Why 22 Karat Gold?

Why 22 Karat Gold?  

We are dedicated to carrying on the traditions and style of ancient high karat gold jewelry inspired by cultures such as ancient Egypt and Mesopotamia.  

Gold taken directly out of the ground generally has other elements attached to it.  Even ancient cultures had to develop ways to clean/separate out these elements before working with the gold.  Because these cultures did not have the capability to purify gold as we do today, their gold would have been the equivalent from 20k to 23k gold of today’s standards.

Purified 100% gold today is 24k. Other metals/ alloys are added to create different percentages of gold and colors of gold.  

10k=41% gold, 14k= 58% gold, 18k=75% gold and 22k= 92.5% gold.

22k gold is most likely the closest mix of gold to that used by these ancient goldsmiths. The techniques which were developed by these people were very specific to high karat gold and do not lend themselves to other gold mixtures. The purity of the gold makes a large difference in the way gold is worked.

Fusing is the main principle of metal working used by 22k goldsmiths. Fusing is when individual units of gold are joined together through a concentrated heat source. The surface of the gold is heated to a near molten state. With too much heat the components are completely melted and with too little the process won’t hold. The main techniques that rely on fusing are Granulation and Filigree.

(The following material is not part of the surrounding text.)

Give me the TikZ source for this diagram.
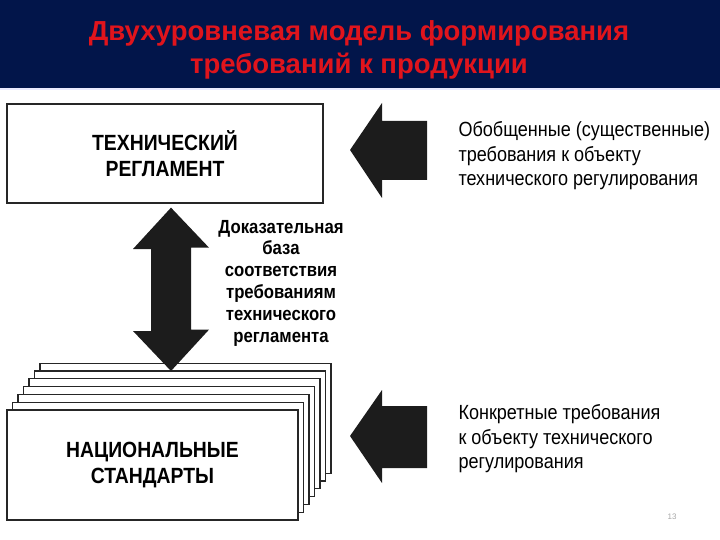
\documentclass[tikz,border=0pt]{standalone}
\usepackage{fontspec}
\setmainfont{Liberation Sans}
\newfontfamily\narrowfont[FakeStretch=0.88]{Liberation Sans}
\usepackage{tikz}
\usetikzlibrary{positioning}
\usetikzlibrary{calc}
\definecolor{titlebg}{HTML}{02154A}
\definecolor{titlered}{HTML}{E0141C}
\definecolor{arrowgray}{HTML}{1C1C1C}
\tikzstyle{sheet}=[draw=black!85,fill=white,line width=1.3pt]
\tikzstyle{bigarrow}=[fill=arrowgray]

\begin{document}
\begin{tikzpicture}[x=1pt,y=-1pt]
\tikzstyle{boxtext}=[font=\narrowfont\bfseries\fontsize{22}{26}\selectfont,align=center]
\tikzstyle{note}=[font=\narrowfont\fontsize{20.5}{24.5}\selectfont,align=left,anchor=west]
\useasboundingbox (0,0) rectangle (720,540);
\fill[titlebg] (0,0) rectangle (720,88);
\draw[blue!8,line width=2pt] (0,89.5) -- (720,89.5);
\node [titlered,font=\bfseries\fontsize{27.5}{33}\selectfont,align=center] (title) at (359,49.5)
  {Двухуровневая модель формирования\\требований к продукции};

% upper level
\node [sheet,boxtext,minimum width=316pt,minimum height=99pt] (reg) at (165,153.5)
  {ТЕХНИЧЕСКИЙ\\РЕГЛАМЕНТ};

% lower level: stack of standards
\foreach \i in {6,...,1}
  \draw [sheet] ({7+5.5*\i},{410-7.8*\i}) rectangle ++(291,110);
\node [sheet,boxtext,minimum width=291pt,minimum height=110pt] (std) at (152.5,465)
  {НАЦИОНАЛЬНЫЕ\\СТАНДАРТЫ};

\coordinate (up) at ([xshift=6pt,yshift=-4pt]reg.south);
\coordinate (dn) at (171,371);
\fill [bigarrow] (up) -- ++(38,40) -- ++(-18,0) -- ++(0,82) -- ++(18,0) -- (dn)
  -- ++(-38,-40) -- ++(18,0) -- ++(0,-82) -- ++(-18,0) -- cycle;
\node [font=\narrowfont\bfseries\fontsize{19}{21.8}\selectfont,align=center] (base) at (281,283)
  {Доказательная\\база\\соответствия\\требованиям\\технического\\регламента};

% requirements
\coordinate (t1) at (350,150);
\coordinate (t2) at (350,436);
\fill [bigarrow] (t1) -- ++(32,-47) -- ++(0,18) -- ++(45,0) -- ++(0,59) -- ++(-45,0)
  -- ++(0,18) -- cycle;
\fill [bigarrow] (t2) -- ++(32,-46) -- ++(0,16) -- ++(45,0) -- ++(0,62) -- ++(-45,0)
  -- ++(0,15) -- cycle;
\node [note] (gen) at (455,156)
  {Обобщенные (существенные)\\требования к объекту\\технического регулирования};
\node [note] (conc) at (455,439)
  {Конкретные требования\\к объекту технического\\регулирования};

\node [black!35,font=\fontsize{8}{8}\selectfont] (page) at (672,517) {13};
\end{tikzpicture}
\end{document}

Granulation involves the joining of tiny handmade balls to a base of sheet metal or wire. Each individual ball is made by hand then placed on the metal using small tweezers or a feather tip. It is said that the Etruscan goldsmiths have never been surpassed in this technique.

Filigree is an ancient form of delicate wire work that is either open and /or backed by sheet metal. The wire is first prepared and pulled out/drawn by each jeweler in a variety of thicknesses. Then the wire is shaped into lace like forms that are made to fit together like a puzzle. Next the complete design is heated to pre-molten state where the
 individual parts fused together. This technique demands small scale manipulation skills, good vision and a great deal of patience. These techniques were first seen in Ancient Egypt and Mesopotamia, and then later in Africa, Hungary, India, and Russia.

Repoussé, coming from the French verb meaning “to push against”, is a process of shaping sheet metal with special tools and hammers to form a three dimensional sculptural effect. The art of Repoussé goes back to the Bronze Age and is often combined with a companion process called Chasing. Chasing creates a play of light and shadow by using outlines, undercuts and texture on the opposite side of the Repoussé metal. Unlike punches, there is no loss of metal. Rather, the metal is moved by the Chasing tools. The goldsmith must first begin by forging and shaping the tools needed to fit their design scale. There is no room for mistakes.

Forging is a technique to shape metal into desired forms using compression force, mainly through intermittent hammering and multi-directional movement. This creates endless effects on different surfaces. Bending, twisting, cutting, rounding up, spreading, and drawing down are a few examples. This process is one of the oldest ways of metalworking done by mankind.